We then walked at a leisurely pace to Parliament Square which was just buzzing with tourists on a particularly gorgeous day. It is amazing how towards the end of our stay the weather came through brilliantly for us and made our sauntering memorable. At Whitehall, we jumped into a bus that would sail down The Strand and bring us to the Savoy Theater just in time for a quick bite of lunch before our 2. 30 matinee show of Gypsy. We chose EAT as the most convenient place for pies and a sandwich and throughout this time, we chatted with Kent about his future plans. But by 2. 20, we bid him goodbye and raced across the street to the Savoy Theater.
Watching Gypsy—An Outstanding Musical:
And what a fantastic three hours followed for us! In every sense of the word, the show was outstanding and Imelda Staunton was simply phenomenal. In what turned out to be a lovely story of the arduous nature of showbiz life, the hopes and dreams of one mother for her brood of kids, her complicated relationship with her agent (played by Davison) and her more complicated relationship with her daughters, June (Gemma Sutton) and Louise (Lara Pulver), the show kept us riveted. Staunton is truly a woman of multiple talents and while I had little doubt about her dramatic powers, her ability to sing and dance the way she did on stage simply blew me away. The house was packed, our seats were fabulous, Llew loved every second of it as much as I did and between the two of us, we were simply thrilled to have seen such a quality show and been so unexpectedly enthralled by it. Since there was only one show we had the time to see on this visit, we were besides ourselves to have caught this one.
Taking the Bus to see The Shard:
There was one last thing we had to do before we returned home to shower, dress and get ready for our dinner appointment: I was keen to take Llew over to the South Bank so that he could see one of the newest attractions on the London skyline, The Shard. This is the conical tower that juts out into the sky on the South Bank. Viewing the city from its observation deck is a pricey business and we had no intentions of getting up there. However, it was worth jumping off the bus at St. Paul’s, crossing Wobbly Bridge (the Millennium Bridge) and getting closer to the skyscraper. Llew was glad to have done so but did not want to spend any more time on the South Bank. So we simply walked back through Paternoster Square to take a bus to High Holborn that got us there in 15 minutes.
A Slap-Up Dinner at Simpson’s-On-The-Strand:
I have wanted to dine at Simpson’s ever since I heard about it through an episode of As Time Goes By on TV. But I also knew that it was a fancy, fine-dining kind of place that called for jackets in the Dining Hall. This meant that I would need to wait for Llew to arrive in London with me to be able to enjoy its offerings.
Simpsons, it turns out, is also a bit of a London institution. It was originally opened in 1828 as a chess club in Piccadilly (where the Waterstone’s Bookshop is currently located). Since it was thought unwise to disturb chess games while in progress, it was decided to bring roast meats to the tables in silver-domed wheeled trolleys—a tradition that continues to this day.

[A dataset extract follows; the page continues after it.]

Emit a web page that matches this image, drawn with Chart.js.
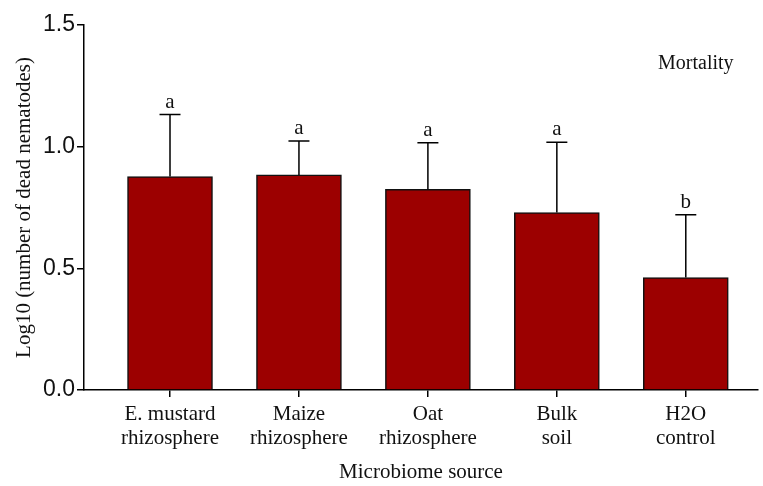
<!DOCTYPE html>
<html>
<head>
<meta charset="utf-8">
<script src="https://cdn.jsdelivr.net/npm/chart.js@4.4.1/dist/chart.umd.min.js"></script>
<style>
  html, body { margin: 0; padding: 0; background: #fff; }
  #wrap { width: 763px; height: 486px; }
</style>
</head>
<body>
<div id="wrap"><canvas id="chart" width="763" height="486"></canvas></div>
<script>
const categories = [
  ['E. mustard', 'rhizosphere'],
  ['Maize', 'rhizosphere'],
  ['Oat', 'rhizosphere'],
  ['Bulk', 'soil'],
  ['H2O', 'control']
];
const means = [0.877, 0.884, 0.825, 0.729, 0.462];
const errors = [0.255, 0.139, 0.191, 0.289, 0.258];
const letters = ['a', 'a', 'a', 'a', 'b'];
const yTicks = [0, 0.5, 1.0, 1.5];

const serif = '"Liberation Serif", "Times New Roman", serif';
const sans = '"Liberation Sans", Arial, sans-serif';

// error bars + significance letters
const errorBars = {
  id: 'errorBars',
  afterDatasetsDraw(chart) {
    const ctx = chart.ctx;
    const x = chart.scales.x, y = chart.scales.y;
    ctx.save();
    ctx.strokeStyle = '#000';
    ctx.lineWidth = 1.5;
    ctx.fillStyle = '#111';
    ctx.font = '21px ' + serif;
    ctx.textAlign = 'center';
    ctx.textBaseline = 'alphabetic';
    means.forEach((m, i) => {
      const px = x.getPixelForValue(i);
      const y0 = y.getPixelForValue(m);
      const y1 = y.getPixelForValue(m + errors[i]);
      ctx.beginPath();
      ctx.moveTo(px, y0);
      ctx.lineTo(px, y1);
      ctx.moveTo(px - 10.5, y1);
      ctx.lineTo(px + 10.5, y1);
      ctx.stroke();
      ctx.fillText(letters[i], px, y1 - 7);
    });
    ctx.font = '20px ' + serif;
    ctx.textAlign = 'left';
    ctx.textBaseline = 'middle';
    ctx.fillText('Mortality', 658, 64);
    ctx.restore();
  }
};

new Chart(document.getElementById('chart'), {
  type: 'bar',
  data: {
    datasets: [{
      data: means.map((v, i) => ({ x: i, y: v })),
      backgroundColor: '#9c0000',
      borderColor: '#111',
      borderWidth: 1.5,
      barThickness: 85
    }]
  },
  options: {
    responsive: false,
    animation: false,
    layout: { padding: { top: 25, right: 5, left: 0, bottom: 0 } },
    plugins: { legend: { display: false }, tooltip: { enabled: false } },
    scales: {
      x: {
        type: 'linear',
        offset: false,
        min: -0.667,
        max: 4.56,
        afterBuildTicks: s => { s.ticks = categories.map((c, i) => ({ value: i })); },
        afterFit: s => { s.height = 96; },
        grid: { display: true, offset: false, drawOnChartArea: false, drawTicks: true, tickLength: 7, color: '#000', lineWidth: 1.5 },
        border: { display: true, color: '#000', width: 1.5 },
        ticks: {
          callback: v => categories[v],
          font: { family: serif, size: 21, lineHeight: 1.15 },
          color: '#111',
          padding: 5,
          maxRotation: 0,
          autoSkip: false
        },
        title: {
          display: true,
          text: 'Microbiome source',
          font: { family: serif, size: 21 },
          color: '#111',
          padding: { top: 4, bottom: 1 }
        }
      },
      y: {
        min: 0,
        max: 1.5,
        afterBuildTicks: s => { s.ticks = yTicks.map(v => ({ value: v })); },
        afterFit: s => { s.width = 84; },
        grid: { display: true, drawOnChartArea: false, drawTicks: true, tickLength: 7, color: '#000', lineWidth: 1.5 },
        border: { display: true, color: '#000', width: 1.5 },
        ticks: {
          callback: v => v.toFixed(1),
          font: { family: sans, size: 23 },
          color: '#111',
          padding: 2
        },
        title: {
          display: true,
          text: 'Log10 (number of dead nematodes)',
          font: { family: serif, size: 21 },
          color: '#111',
          padding: { top: 12, bottom: 0 }
        }
      }
    }
  },
  plugins: [errorBars]
});
</script>
</body>
</html>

I had made a reservation for 7. 30 pm and we arrived just a few minutes after a lovely stroll from home to the restaurant on an evening that was made for walking. Seated at a table for four, we studied the brief menu and came to our decisions. We were taking our hosts Tim and Barbara for dinner and as Llew studied the wine list and chose a bottle of red Cabernet for the table, we made our choices. Barbara had the potted shrimp, Tim the sweetbreads for starters while Llew and I decided to skip a starter and go directly to the main. With the compliments of the chef, however, the waiter brought us demi-tasse cups of a chilled gazpacho that was absolutely divine—how thoughtful! Our guests both chose the Dover Sole for their main while Llew went for the Stuffed Pork Tenderloin and I chose the Roast Saddle of Lamb—I, therefore, had the privilege of being served table-side by a master carver who skillfully cut slices off a joint of meat and placed them on my plate together with redcurrant jelly and mint sauce. They came with superbly roasted potatoes and savoy cabbage. Everything was simply scrumptious. We all passed on dessert but ordered cups of coffee instead and with the conversation around the table never flagging for a single moment, we had a truly nice evening with our warm and generous hosts whose company we also thoroughly enjoy.

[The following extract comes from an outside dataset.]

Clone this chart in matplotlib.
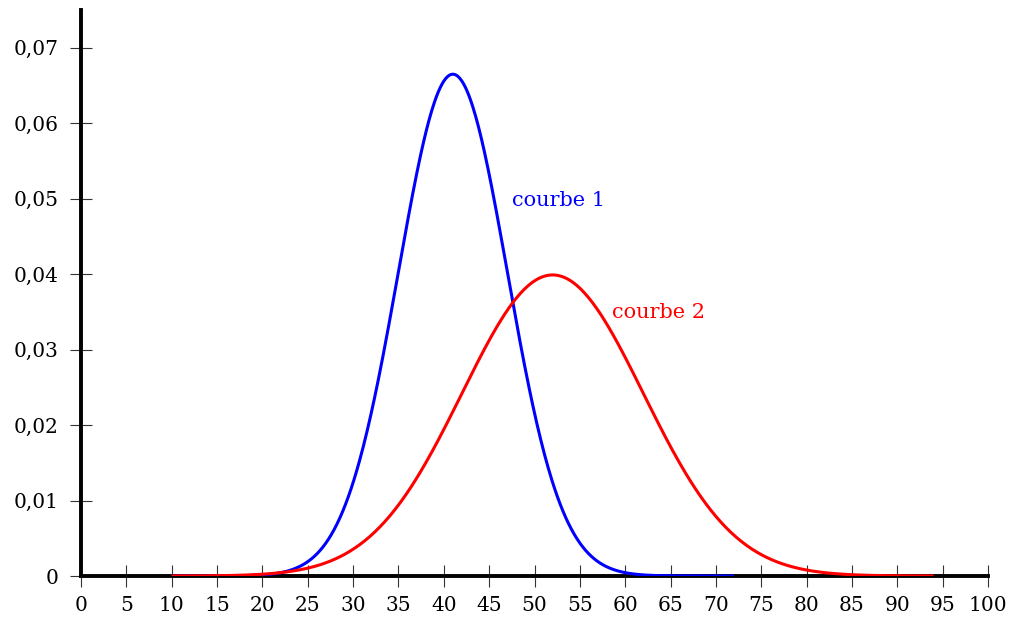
import numpy as np
import matplotlib
matplotlib.use("Agg")
import matplotlib.pyplot as plt

# Data: two normal density curves (parameters)
curve_names = ["courbe 1", "courbe 2"]
curve_means = [41, 52]
curve_sigmas = [6, 10]
curve_ranges = [(10, 72), (10, 94)]
curve_colors = ["#0000ff", "#ff0000"]
label_positions = [(47.5, 0.0498), (58.5, 0.0349)]

x_ticks = list(range(0, 101, 5))
y_ticks = [0, 0.01, 0.02, 0.03, 0.04, 0.05, 0.06, 0.07]
y_tick_labels = ["0", "0,01", "0,02", "0,03", "0,04", "0,05", "0,06", "0,07"]

plt.rcParams['font.family'] = ['DejaVu Serif']

fig = plt.figure(figsize=(10.11, 6.21), dpi=100)
ax = fig.add_axes([81/1011, 45/621, (988-81)/1011, (576-10)/621])

for name, mu, s, (a, b), c in zip(curve_names, curve_means, curve_sigmas, curve_ranges, curve_colors):
    x = np.linspace(a, b, 600)
    y = np.exp(-0.5*((x-mu)/s)**2)/(s*np.sqrt(2*np.pi))
    ax.plot(x, y, color=c, lw=2.2, zorder=3, solid_capstyle='butt')

for name, (lx, ly), c in zip(curve_names, label_positions, curve_colors):
    ax.text(lx, ly, name, color=c, fontsize=15, ha='left', va='center')

ax.set_xlim(0, 100)
ax.set_ylim(0, 0.0750)
ax.set_xticks(x_ticks)
ax.set_xticklabels([str(v) for v in x_ticks])
ax.set_yticks(y_ticks)
ax.set_yticklabels(y_tick_labels)

for sp in ['top', 'right']:
    ax.spines[sp].set_visible(False)
for sp in ['left', 'bottom']:
    ax.spines[sp].set_linewidth(2.8)
    ax.spines[sp].set_color('black')
    ax.spines[sp].set_zorder(2)
ax.spines['left'].set_bounds(0, 0.0750)
ax.spines['bottom'].set_bounds(0, 100)

ax.tick_params(axis='both', direction='inout', length=15.5, width=0.8,
               color='#333333', labelsize=14.5, labelcolor='black')
ax.tick_params(axis='x', pad=6.5)
ax.tick_params(axis='y', pad=8.5)
ax.patch.set_visible(False)

fig.savefig("out.png", dpi=100)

It was still lovely outside as we walked through the West End’s theater lights and billboards for the short walk home. All that was left was to bid our hosts goodnight and goodbye as we had a very early start the next morning and would not be disturbing them as we sneaked out of their flat.
The day had been very full but very exciting and it had ended on the nicest possible note. As always, we were sorry to leave London, but we had crowned an unforgettable safari in Africa with a splendid stay in our favorite city and we were not sorry to be returning home.
As we finalized our packing, tidied, cleared and cleaned our room and bathroom and undertook the last-minute chores we needed to complete before our departure, we agreed that it was a week superbly spent and that it could not possibly have gone any better.
Thanks for following me once again on this incredible summer tour of Africa and the UK. Although writing this journal is something I do as much for my own pleasure as or those who read it, I am always aware that you have a busy schedule and that you do me the honor of sharing some part of your day with me as you armchair-travel in my company. For that I am truly grateful.
Until I don my traveling shoes again, I say Cheerio!